**Task details:** Below are the records; locate each line with the word "that" and copy it.

**Input for this task:**
►

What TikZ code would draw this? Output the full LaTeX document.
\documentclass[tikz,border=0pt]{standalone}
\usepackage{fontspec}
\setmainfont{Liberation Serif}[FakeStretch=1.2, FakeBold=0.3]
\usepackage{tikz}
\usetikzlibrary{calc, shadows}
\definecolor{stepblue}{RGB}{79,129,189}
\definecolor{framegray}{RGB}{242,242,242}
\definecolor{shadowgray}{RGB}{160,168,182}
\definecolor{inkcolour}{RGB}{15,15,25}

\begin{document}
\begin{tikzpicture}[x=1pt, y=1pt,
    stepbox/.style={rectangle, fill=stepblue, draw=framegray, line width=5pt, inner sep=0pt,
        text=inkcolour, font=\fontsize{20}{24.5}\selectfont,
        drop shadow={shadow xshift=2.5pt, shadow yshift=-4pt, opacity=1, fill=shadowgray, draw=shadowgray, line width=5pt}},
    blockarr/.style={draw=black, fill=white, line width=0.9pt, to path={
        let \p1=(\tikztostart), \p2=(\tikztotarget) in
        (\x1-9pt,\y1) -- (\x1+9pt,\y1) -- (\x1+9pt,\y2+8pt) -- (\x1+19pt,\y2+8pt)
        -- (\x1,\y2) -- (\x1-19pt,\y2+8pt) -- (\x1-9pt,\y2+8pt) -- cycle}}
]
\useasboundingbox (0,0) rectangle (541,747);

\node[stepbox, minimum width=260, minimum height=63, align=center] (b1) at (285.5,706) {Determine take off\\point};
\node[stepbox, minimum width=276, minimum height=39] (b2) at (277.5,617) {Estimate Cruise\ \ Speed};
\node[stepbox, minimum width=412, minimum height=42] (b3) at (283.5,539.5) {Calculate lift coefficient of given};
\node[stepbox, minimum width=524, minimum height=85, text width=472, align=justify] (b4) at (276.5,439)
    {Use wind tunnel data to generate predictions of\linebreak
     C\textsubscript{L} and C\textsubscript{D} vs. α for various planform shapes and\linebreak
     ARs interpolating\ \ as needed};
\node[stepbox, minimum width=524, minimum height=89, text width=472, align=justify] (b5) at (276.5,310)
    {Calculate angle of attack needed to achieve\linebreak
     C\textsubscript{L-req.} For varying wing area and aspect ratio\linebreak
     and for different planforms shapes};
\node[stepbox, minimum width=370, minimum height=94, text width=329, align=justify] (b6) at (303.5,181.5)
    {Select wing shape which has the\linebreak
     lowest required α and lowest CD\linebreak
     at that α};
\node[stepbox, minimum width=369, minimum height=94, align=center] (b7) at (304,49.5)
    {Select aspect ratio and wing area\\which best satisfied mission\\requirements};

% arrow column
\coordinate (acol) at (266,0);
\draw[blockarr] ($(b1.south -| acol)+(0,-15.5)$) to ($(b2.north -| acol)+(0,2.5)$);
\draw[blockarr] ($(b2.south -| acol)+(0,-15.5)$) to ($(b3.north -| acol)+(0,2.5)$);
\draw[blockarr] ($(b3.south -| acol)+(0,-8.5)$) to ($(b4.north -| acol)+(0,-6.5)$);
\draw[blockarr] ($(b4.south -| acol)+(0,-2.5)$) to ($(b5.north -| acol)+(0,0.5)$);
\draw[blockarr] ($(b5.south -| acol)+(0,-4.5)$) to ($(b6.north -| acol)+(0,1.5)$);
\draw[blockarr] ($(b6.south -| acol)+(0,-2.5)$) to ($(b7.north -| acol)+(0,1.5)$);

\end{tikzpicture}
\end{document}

◄
►

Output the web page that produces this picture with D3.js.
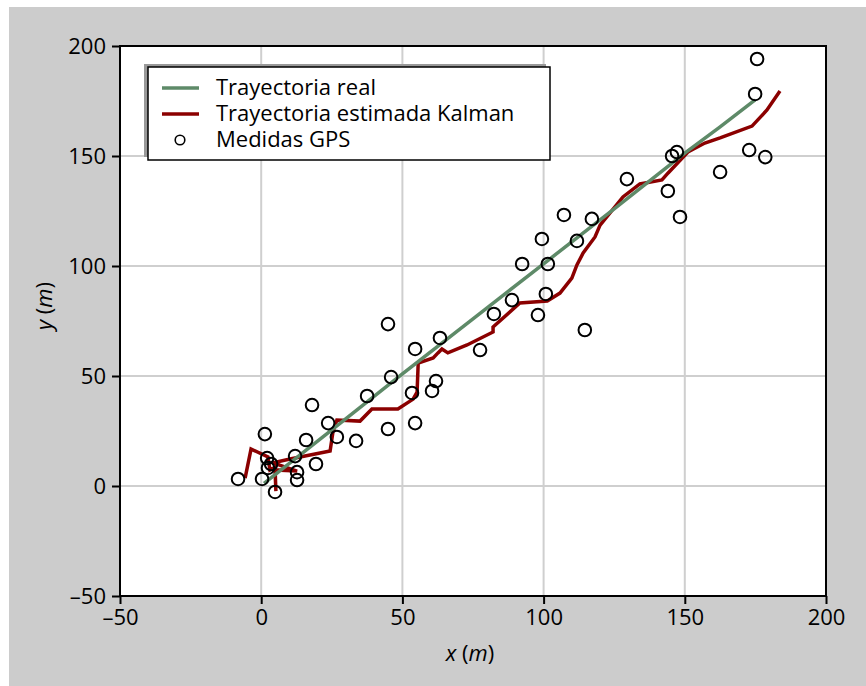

◄

**Answer in full:**
     at that α};
Output the web page that produces this picture with D3.js.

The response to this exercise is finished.